George Washington Williams was an accomplished African American intellectual, minister, historian, journalist, lawyer, politician, freelance diplomat, and Civil War veteran. Williams was born in Pennsylvania in 1849 and died in England in 1891.
Williams joined the Union army during the Civil War at age 14, after lying about his age. After receiving a medical discharge from the army in 1868, Williams, who was barely literate, enrolled in the Newton Theological Institution in Massachusetts. He went on to be a prolific preacher and politician in Ohio, among his many other notable professional achievements.
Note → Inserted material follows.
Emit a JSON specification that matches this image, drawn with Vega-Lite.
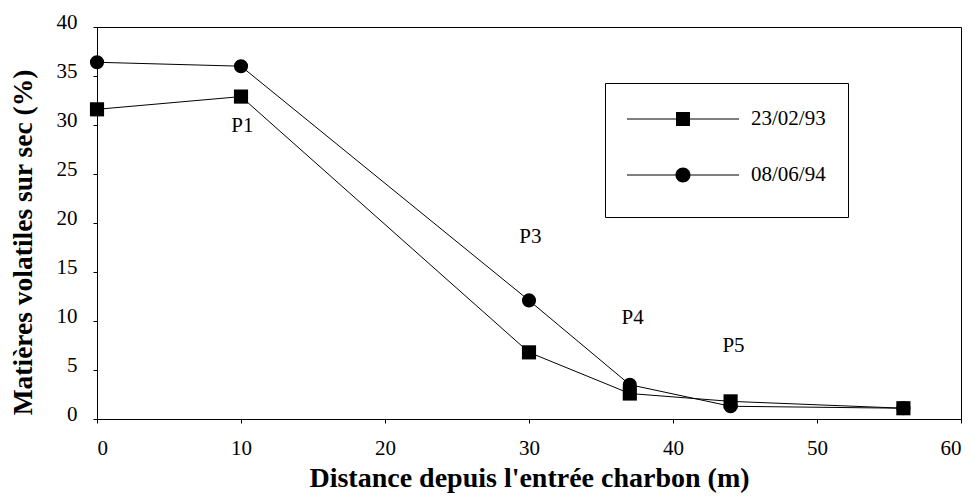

In 1885, Williams wrote a two volume book entitled, A History of the Negro Race in America from 1619 to 1880. The book was not wildly acclaimed or reviewed at the time, and John Hope Franklin first encountered Williams’ work while researching From Slavery to Freedom: A History of the Negro in America. Having never heard of Williams or his book, Franklin determined to write a scholarly work about one of the first African American historians.
John Hope Franklin’s book George Washington Williams: A Biography was first published in 1985 by the University of Chicago. Franklin was awarded the Clarence L. Holte Literary Prize for this work. The book traces the life of George Washington Williams from his birth until his death. It is part biography and part social history, and highlights Franklin’s own quest to uncover Williams’ story. In fact, the publication of this book marked the conclusion of a four decade long pursuit for Franklin.
George Washington Williams gravesite remained unmarked until 1975, when Franklin arranged for a tombstone to be placed over the grave.